Work to do
From the first line of the listing below, retype each line up to and including the one with "ax = fig.add_axes([50/390, 1-261/361, 325/390, 245/361])"; pictures stay out.

Data provided
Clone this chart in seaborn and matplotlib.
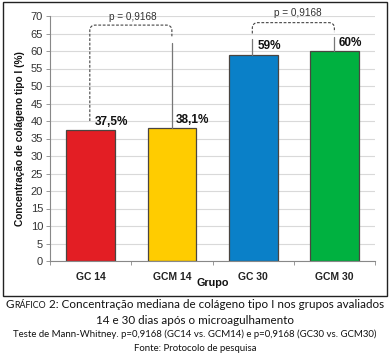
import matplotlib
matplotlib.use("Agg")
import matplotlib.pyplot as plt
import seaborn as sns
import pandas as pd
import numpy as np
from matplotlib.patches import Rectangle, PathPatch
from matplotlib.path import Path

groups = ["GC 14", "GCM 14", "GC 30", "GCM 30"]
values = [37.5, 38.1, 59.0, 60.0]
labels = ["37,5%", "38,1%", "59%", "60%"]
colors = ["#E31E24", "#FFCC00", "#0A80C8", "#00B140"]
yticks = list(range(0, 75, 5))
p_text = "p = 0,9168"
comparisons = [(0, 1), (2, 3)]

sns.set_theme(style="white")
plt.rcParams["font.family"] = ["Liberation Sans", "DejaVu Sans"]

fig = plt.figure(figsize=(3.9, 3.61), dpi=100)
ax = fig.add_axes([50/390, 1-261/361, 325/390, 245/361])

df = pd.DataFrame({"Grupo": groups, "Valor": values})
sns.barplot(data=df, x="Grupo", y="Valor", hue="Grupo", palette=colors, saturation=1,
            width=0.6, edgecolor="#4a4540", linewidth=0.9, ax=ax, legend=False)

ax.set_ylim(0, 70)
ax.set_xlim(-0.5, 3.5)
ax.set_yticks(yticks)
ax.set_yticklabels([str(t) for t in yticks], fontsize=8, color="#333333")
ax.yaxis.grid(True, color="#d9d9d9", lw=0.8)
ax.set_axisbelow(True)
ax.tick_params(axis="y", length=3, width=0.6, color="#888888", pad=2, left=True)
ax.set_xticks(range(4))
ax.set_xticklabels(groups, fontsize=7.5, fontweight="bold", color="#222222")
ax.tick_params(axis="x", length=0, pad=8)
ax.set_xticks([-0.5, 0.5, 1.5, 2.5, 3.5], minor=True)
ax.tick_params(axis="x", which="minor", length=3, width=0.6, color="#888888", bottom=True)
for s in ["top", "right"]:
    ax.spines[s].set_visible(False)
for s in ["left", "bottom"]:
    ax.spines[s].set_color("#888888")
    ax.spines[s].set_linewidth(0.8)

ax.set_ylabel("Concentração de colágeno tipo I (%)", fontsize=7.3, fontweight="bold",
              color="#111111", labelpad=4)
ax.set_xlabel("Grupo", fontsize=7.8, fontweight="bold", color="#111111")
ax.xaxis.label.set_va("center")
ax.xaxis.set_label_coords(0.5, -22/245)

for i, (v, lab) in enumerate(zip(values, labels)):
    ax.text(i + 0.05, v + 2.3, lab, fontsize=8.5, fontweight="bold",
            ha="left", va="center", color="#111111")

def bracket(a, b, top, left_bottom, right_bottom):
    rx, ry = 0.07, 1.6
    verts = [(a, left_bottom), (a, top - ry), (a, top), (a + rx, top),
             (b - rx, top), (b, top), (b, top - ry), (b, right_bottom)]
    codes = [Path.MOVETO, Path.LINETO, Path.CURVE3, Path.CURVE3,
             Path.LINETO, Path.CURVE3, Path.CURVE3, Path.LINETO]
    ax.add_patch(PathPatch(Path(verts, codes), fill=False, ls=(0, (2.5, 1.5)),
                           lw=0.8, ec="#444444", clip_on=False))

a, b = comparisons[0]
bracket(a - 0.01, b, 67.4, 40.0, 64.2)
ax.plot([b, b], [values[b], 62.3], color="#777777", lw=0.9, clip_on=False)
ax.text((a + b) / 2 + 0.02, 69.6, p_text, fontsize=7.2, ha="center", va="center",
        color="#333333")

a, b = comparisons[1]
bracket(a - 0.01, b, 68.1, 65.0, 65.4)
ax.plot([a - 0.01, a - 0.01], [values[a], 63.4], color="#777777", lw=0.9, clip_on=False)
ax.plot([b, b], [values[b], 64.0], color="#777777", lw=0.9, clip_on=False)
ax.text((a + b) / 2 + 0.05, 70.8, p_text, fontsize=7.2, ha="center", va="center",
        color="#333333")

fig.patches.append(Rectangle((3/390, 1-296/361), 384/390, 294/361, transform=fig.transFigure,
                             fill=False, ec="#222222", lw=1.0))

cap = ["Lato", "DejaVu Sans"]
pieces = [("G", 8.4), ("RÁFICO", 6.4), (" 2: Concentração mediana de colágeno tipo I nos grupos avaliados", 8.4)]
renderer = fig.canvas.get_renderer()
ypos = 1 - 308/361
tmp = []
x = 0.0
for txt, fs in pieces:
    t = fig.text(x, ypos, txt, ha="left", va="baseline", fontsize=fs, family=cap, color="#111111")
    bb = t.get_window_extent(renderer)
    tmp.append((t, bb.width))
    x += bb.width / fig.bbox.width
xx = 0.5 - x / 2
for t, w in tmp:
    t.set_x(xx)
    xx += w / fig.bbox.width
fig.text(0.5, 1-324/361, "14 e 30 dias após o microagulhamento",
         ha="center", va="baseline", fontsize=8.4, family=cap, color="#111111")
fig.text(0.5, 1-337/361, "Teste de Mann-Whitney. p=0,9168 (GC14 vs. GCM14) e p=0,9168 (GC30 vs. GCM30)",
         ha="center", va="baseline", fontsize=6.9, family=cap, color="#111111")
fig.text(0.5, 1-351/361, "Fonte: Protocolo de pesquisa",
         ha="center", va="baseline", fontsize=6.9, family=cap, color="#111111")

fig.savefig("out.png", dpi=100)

Task output
Clone this chart in seaborn and matplotlib.
import matplotlib
matplotlib.use("Agg")
import matplotlib.pyplot as plt
import seaborn as sns
import pandas as pd
import numpy as np
from matplotlib.patches import Rectangle, PathPatch
from matplotlib.path import Path

groups = ["GC 14", "GCM 14", "GC 30", "GCM 30"]
values = [37.5, 38.1, 59.0, 60.0]
labels = ["37,5%", "38,1%", "59%", "60%"]
colors = ["#E31E24", "#FFCC00", "#0A80C8", "#00B140"]
yticks = list(range(0, 75, 5))
p_text = "p = 0,9168"
comparisons = [(0, 1), (2, 3)]

sns.set_theme(style="white")
plt.rcParams["font.family"] = ["Liberation Sans", "DejaVu Sans"]

fig = plt.figure(figsize=(3.9, 3.61), dpi=100)
ax = fig.add_axes([50/390, 1-261/361, 325/390, 245/361])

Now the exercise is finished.